Exact reproduction is required for the lines bounded by the one containing "Give me the Bokeh source for this chart." and the one containing "from bokeh.resources import INLINE", both bounds included. Print them without any pictures.

-- START OF PROVIDED MATERIAL --

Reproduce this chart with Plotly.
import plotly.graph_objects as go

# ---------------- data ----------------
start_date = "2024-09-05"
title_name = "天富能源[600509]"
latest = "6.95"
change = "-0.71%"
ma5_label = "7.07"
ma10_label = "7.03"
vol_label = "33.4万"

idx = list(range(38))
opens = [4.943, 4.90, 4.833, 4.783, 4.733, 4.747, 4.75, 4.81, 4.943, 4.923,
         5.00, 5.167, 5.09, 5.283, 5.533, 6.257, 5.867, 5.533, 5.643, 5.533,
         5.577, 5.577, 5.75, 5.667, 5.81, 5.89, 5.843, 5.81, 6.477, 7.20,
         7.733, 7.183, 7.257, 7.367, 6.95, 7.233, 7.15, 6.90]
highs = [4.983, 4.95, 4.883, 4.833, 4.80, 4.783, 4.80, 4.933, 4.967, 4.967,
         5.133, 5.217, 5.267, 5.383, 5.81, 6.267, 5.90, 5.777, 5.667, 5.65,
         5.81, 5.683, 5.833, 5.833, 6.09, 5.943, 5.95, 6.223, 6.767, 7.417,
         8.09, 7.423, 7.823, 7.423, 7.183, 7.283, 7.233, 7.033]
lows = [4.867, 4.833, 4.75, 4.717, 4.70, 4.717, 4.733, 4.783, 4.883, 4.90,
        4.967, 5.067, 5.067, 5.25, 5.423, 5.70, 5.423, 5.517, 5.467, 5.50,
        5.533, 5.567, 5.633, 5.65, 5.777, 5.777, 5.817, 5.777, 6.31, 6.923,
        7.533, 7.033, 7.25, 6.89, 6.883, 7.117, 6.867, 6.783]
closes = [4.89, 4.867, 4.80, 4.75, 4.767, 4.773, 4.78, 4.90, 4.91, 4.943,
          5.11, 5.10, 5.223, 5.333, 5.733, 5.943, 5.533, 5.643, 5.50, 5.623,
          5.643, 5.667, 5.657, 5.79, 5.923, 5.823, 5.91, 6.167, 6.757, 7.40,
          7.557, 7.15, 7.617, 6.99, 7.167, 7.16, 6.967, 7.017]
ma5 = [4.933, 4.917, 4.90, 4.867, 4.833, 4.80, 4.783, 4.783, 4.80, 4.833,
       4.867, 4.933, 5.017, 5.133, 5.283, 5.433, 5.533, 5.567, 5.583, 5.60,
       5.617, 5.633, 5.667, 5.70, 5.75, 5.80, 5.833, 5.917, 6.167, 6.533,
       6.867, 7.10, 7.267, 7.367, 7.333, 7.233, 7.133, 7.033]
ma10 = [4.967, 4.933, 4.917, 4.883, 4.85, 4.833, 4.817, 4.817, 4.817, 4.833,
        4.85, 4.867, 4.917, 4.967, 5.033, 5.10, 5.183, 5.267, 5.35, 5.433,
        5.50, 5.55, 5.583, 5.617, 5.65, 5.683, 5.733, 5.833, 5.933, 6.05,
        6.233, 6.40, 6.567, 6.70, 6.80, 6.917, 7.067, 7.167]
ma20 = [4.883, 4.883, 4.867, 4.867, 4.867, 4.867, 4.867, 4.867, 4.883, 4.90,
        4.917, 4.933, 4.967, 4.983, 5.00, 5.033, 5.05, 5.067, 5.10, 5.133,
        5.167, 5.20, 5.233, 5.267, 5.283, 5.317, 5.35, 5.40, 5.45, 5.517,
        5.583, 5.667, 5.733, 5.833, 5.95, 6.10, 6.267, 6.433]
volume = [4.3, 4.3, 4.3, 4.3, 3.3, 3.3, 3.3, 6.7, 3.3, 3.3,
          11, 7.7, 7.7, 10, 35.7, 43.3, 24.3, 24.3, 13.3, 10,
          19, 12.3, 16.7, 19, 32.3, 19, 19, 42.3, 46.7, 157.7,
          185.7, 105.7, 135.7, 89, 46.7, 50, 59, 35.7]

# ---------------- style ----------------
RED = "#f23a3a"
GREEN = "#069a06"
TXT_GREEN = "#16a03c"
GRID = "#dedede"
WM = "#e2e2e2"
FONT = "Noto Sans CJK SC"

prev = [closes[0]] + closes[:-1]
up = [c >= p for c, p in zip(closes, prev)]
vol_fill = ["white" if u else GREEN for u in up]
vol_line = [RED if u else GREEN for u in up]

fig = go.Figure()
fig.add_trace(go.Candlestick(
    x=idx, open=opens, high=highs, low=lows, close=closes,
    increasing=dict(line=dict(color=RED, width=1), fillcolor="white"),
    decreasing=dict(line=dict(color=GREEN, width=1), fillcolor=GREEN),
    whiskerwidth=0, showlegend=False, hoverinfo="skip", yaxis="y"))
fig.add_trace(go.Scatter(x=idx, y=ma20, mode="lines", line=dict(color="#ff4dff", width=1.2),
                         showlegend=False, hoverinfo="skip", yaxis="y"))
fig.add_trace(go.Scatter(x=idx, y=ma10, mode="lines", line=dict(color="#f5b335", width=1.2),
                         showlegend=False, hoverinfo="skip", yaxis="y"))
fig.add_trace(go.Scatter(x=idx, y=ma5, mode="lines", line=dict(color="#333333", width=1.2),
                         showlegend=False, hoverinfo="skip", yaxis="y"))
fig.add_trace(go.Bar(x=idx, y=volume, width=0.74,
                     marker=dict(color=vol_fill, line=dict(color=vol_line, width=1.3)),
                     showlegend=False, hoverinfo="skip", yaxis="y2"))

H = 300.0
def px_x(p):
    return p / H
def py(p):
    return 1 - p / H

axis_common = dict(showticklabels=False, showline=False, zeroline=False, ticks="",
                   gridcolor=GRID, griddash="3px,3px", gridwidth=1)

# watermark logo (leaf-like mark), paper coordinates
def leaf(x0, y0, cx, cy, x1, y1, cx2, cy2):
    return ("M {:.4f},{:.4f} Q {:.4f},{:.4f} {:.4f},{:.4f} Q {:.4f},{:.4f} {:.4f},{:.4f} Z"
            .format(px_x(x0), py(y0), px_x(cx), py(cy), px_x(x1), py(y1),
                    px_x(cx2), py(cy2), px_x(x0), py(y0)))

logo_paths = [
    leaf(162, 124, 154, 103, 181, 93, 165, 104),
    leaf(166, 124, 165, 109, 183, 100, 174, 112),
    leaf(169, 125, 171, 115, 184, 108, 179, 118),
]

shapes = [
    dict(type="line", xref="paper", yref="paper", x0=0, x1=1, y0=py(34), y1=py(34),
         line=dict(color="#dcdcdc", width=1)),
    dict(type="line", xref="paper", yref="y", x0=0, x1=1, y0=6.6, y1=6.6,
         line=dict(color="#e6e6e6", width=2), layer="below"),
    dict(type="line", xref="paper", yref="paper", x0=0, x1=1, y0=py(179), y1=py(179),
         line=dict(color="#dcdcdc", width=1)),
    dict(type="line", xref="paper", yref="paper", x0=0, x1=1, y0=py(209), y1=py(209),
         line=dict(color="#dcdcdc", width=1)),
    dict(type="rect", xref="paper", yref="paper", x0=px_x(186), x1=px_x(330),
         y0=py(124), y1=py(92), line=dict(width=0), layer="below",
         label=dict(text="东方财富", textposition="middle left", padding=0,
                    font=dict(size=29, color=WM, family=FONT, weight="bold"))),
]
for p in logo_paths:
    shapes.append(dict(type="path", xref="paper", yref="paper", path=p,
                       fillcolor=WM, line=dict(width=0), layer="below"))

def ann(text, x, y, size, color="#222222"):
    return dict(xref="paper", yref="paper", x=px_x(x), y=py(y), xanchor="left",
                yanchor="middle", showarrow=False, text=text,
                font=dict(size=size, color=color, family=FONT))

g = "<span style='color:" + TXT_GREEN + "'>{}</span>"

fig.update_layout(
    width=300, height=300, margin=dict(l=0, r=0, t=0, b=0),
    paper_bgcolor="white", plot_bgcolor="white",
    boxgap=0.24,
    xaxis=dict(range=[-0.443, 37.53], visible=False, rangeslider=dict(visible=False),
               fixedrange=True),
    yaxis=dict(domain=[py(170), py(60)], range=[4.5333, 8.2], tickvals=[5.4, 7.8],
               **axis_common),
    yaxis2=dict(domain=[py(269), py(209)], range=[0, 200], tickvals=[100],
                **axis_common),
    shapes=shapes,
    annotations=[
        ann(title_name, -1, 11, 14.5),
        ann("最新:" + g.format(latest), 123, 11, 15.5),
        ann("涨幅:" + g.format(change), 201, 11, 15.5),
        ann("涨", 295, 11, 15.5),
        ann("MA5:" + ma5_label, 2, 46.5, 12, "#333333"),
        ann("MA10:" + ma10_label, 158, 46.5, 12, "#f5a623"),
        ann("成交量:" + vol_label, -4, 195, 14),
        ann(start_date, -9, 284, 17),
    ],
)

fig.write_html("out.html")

-- END OF PROVIDED MATERIAL --
-- START OF PROVIDED MATERIAL --

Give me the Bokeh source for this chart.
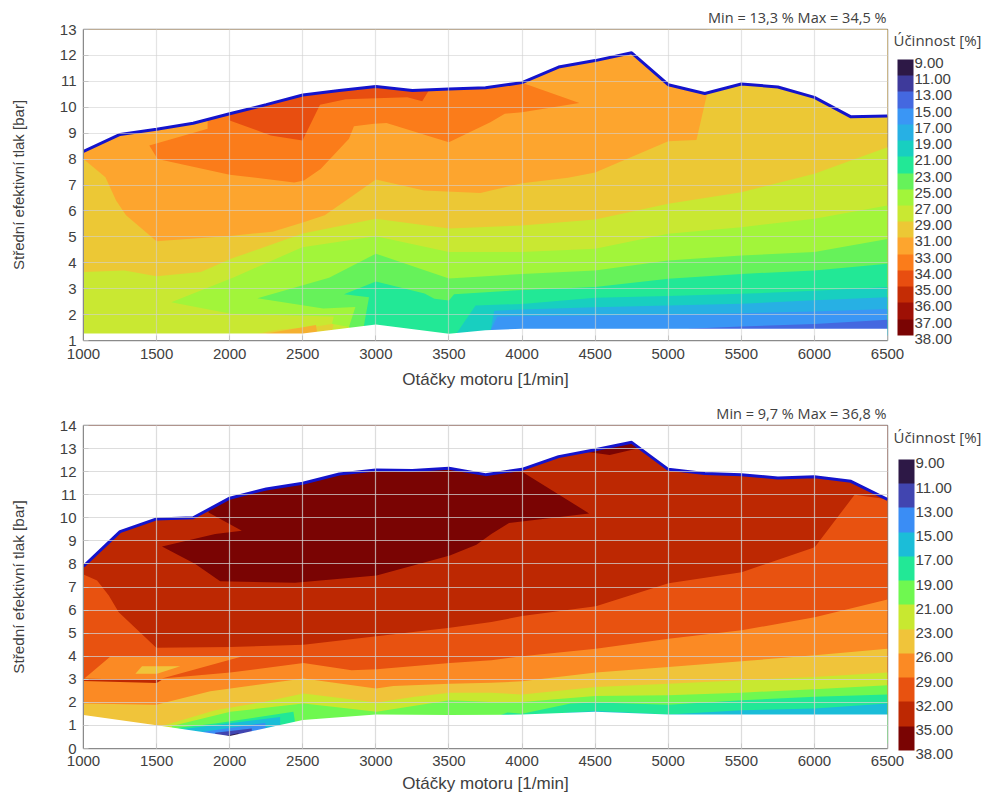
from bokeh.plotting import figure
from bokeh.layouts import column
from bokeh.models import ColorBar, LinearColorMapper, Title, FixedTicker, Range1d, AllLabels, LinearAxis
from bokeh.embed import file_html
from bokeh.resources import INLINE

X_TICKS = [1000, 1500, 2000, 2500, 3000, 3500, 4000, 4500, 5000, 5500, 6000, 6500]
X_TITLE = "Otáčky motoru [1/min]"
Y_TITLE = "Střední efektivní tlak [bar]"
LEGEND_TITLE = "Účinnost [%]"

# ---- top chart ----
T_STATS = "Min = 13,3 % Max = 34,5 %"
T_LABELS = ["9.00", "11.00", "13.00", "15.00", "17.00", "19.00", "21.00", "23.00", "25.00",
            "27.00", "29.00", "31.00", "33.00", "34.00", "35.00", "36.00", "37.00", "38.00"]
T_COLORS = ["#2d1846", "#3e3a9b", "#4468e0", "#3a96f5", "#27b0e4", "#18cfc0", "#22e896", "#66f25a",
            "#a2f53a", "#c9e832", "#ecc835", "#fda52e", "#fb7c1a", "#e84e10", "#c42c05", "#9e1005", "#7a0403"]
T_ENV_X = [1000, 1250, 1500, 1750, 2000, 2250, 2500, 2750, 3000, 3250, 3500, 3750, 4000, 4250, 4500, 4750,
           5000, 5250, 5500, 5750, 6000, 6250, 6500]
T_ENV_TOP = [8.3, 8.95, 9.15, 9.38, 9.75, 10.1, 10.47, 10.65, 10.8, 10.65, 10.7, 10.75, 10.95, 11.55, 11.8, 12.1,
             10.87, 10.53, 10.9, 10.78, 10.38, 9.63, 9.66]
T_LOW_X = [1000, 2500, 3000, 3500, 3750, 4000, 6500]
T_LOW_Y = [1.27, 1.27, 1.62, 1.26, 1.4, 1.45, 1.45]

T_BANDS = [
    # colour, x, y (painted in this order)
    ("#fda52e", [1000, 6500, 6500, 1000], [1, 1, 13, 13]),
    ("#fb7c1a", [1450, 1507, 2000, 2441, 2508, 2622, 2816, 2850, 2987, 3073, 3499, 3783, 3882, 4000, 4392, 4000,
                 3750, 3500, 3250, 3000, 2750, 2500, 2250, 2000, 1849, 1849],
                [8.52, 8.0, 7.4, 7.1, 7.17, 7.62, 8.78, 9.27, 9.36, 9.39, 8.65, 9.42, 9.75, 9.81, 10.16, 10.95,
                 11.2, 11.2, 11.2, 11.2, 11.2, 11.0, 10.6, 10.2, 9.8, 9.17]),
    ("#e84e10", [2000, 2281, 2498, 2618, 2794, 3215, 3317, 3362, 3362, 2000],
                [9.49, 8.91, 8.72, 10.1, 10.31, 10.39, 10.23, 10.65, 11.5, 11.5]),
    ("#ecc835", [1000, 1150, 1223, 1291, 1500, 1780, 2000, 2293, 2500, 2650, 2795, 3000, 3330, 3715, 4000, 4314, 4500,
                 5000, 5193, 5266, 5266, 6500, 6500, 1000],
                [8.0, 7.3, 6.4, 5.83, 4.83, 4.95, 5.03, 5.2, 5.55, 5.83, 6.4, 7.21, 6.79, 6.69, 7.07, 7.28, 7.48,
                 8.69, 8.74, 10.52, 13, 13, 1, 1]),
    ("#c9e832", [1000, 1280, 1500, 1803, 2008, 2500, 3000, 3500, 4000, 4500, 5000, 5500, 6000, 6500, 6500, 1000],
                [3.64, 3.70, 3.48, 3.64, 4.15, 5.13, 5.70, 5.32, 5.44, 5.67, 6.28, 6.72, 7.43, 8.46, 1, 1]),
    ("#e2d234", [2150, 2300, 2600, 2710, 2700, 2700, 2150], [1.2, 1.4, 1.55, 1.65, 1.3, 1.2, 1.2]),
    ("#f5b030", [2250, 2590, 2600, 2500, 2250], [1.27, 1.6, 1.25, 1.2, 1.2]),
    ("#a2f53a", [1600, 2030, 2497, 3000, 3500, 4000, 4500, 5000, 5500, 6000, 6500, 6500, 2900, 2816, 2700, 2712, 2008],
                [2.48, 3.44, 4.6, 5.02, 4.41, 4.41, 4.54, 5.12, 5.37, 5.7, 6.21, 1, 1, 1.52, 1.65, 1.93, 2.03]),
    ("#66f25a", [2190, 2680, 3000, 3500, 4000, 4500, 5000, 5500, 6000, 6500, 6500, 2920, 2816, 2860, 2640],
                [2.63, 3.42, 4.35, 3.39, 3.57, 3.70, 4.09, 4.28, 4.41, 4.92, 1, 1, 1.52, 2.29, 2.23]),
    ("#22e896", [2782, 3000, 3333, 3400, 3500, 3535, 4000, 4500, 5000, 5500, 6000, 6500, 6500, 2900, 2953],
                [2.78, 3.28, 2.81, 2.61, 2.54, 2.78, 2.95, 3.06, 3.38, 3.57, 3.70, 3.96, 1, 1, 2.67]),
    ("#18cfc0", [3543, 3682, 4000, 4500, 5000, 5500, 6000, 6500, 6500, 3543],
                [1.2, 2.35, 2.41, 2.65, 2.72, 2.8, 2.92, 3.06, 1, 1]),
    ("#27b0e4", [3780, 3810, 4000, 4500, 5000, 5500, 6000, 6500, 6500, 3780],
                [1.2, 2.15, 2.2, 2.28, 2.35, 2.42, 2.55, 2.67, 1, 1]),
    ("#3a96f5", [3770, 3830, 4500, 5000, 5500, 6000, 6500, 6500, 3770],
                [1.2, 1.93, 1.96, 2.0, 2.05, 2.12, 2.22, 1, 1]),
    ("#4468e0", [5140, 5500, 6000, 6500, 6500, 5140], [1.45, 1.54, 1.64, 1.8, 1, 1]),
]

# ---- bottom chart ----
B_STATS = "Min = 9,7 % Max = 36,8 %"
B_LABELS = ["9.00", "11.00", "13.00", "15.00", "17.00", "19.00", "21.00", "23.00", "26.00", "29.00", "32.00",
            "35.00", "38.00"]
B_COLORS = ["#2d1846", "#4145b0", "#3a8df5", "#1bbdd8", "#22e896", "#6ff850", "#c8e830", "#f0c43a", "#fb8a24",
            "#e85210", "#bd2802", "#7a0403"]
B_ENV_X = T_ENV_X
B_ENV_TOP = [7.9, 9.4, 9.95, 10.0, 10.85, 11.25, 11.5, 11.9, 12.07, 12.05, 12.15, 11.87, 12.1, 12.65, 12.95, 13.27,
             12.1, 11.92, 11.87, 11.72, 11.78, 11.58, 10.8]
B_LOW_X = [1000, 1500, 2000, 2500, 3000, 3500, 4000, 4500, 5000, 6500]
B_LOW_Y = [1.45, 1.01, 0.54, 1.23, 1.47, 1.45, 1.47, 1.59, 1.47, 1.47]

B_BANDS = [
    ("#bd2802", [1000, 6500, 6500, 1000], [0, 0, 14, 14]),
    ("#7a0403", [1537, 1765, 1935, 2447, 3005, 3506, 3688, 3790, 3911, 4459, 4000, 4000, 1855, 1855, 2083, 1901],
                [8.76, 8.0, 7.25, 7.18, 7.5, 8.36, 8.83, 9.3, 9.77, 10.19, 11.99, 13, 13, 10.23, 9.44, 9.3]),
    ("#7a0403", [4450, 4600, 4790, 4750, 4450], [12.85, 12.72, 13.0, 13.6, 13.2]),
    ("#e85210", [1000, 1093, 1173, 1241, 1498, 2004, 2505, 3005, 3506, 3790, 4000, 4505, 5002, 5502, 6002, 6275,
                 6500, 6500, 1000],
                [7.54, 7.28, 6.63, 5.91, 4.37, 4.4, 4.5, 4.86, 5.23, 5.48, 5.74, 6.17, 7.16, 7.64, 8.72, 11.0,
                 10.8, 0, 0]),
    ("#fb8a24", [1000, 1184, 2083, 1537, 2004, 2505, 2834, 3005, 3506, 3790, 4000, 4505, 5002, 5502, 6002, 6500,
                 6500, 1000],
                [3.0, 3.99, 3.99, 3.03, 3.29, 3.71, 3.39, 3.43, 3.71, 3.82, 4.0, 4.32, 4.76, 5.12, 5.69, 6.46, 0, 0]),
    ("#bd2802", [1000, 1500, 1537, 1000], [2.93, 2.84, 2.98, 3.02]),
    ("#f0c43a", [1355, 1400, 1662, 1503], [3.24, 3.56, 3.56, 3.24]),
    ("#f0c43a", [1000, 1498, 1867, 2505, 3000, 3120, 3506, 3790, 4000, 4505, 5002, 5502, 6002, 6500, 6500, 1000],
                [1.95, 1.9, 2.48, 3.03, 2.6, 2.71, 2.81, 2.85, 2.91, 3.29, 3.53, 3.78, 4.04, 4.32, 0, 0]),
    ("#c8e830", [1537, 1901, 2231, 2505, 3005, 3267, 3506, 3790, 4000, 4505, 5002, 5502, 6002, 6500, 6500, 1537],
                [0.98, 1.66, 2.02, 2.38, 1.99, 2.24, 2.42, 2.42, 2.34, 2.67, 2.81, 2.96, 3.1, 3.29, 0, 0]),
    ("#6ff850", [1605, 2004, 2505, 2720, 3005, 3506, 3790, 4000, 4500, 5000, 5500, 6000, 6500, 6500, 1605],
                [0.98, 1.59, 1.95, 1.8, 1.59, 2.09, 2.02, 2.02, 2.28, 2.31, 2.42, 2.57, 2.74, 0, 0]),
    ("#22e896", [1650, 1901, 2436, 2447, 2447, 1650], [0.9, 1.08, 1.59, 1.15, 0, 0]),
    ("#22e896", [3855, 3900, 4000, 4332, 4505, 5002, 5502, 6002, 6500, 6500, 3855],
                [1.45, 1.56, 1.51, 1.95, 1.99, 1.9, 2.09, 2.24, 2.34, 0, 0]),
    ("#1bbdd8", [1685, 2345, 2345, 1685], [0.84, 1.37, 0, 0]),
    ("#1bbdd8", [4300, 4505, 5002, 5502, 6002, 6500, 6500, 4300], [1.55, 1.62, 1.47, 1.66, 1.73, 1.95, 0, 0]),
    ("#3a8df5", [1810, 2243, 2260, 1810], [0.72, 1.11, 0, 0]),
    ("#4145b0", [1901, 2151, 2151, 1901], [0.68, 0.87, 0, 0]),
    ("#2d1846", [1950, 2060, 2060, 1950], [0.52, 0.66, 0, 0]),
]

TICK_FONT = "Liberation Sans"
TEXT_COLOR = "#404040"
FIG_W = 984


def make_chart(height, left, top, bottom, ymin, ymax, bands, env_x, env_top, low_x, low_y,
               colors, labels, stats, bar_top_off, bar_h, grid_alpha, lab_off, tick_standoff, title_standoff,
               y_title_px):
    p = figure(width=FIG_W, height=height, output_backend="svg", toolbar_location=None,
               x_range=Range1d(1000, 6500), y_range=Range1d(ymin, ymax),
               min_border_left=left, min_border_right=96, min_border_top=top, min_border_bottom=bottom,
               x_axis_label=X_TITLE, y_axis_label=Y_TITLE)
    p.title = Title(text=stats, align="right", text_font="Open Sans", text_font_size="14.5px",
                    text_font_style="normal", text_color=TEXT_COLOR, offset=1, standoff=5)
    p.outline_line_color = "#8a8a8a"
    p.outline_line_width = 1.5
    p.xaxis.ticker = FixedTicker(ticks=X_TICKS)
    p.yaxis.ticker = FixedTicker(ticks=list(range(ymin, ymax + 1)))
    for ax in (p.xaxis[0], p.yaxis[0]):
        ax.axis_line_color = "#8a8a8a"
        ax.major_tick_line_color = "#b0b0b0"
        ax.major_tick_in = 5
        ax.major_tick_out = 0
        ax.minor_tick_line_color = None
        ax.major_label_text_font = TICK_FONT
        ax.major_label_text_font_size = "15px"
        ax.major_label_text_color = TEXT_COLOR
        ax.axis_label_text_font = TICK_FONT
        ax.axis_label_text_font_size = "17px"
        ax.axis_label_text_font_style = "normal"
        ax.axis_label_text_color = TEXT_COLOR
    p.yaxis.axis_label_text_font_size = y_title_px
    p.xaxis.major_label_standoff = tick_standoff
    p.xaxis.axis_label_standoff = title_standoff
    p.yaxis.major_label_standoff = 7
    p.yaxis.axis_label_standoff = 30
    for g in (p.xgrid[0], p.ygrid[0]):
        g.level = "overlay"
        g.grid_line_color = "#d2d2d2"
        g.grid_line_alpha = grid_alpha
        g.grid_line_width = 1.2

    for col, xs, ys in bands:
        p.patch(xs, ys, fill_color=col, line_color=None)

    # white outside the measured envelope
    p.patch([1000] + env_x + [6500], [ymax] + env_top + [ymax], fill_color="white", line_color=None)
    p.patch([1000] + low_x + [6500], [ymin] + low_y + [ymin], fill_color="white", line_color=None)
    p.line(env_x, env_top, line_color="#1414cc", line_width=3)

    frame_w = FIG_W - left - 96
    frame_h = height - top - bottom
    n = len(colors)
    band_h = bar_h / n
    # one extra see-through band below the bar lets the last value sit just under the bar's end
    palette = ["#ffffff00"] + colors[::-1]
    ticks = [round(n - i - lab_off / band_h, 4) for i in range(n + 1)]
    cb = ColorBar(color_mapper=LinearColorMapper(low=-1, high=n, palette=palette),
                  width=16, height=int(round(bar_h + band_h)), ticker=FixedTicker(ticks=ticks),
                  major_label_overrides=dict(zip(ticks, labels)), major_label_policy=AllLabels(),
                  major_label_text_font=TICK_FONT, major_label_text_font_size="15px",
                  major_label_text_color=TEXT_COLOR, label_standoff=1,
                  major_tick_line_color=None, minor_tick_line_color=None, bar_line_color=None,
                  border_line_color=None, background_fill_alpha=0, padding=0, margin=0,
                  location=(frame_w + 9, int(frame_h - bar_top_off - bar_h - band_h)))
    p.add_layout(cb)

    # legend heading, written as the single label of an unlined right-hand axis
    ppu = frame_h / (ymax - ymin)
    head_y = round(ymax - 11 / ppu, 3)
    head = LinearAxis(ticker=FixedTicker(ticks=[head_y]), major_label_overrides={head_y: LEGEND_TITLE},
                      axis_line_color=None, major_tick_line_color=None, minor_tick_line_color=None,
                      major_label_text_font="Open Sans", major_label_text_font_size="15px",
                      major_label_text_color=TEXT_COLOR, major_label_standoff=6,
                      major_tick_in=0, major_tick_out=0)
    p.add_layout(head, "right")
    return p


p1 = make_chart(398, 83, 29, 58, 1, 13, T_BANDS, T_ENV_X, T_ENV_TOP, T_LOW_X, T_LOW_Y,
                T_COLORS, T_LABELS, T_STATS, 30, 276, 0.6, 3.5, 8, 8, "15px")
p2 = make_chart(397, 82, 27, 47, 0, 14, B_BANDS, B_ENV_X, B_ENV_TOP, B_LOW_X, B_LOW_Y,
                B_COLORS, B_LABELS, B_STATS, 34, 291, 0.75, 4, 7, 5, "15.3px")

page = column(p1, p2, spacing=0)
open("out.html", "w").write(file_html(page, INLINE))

-- END OF PROVIDED MATERIAL --

▶ _COMPLETE OUTPUT_
Give me the Bokeh source for this chart.
from bokeh.plotting import figure
from bokeh.layouts import column
from bokeh.models import ColorBar, LinearColorMapper, Title, FixedTicker, Range1d, AllLabels, LinearAxis
from bokeh.embed import file_html
from bokeh.resources import INLINE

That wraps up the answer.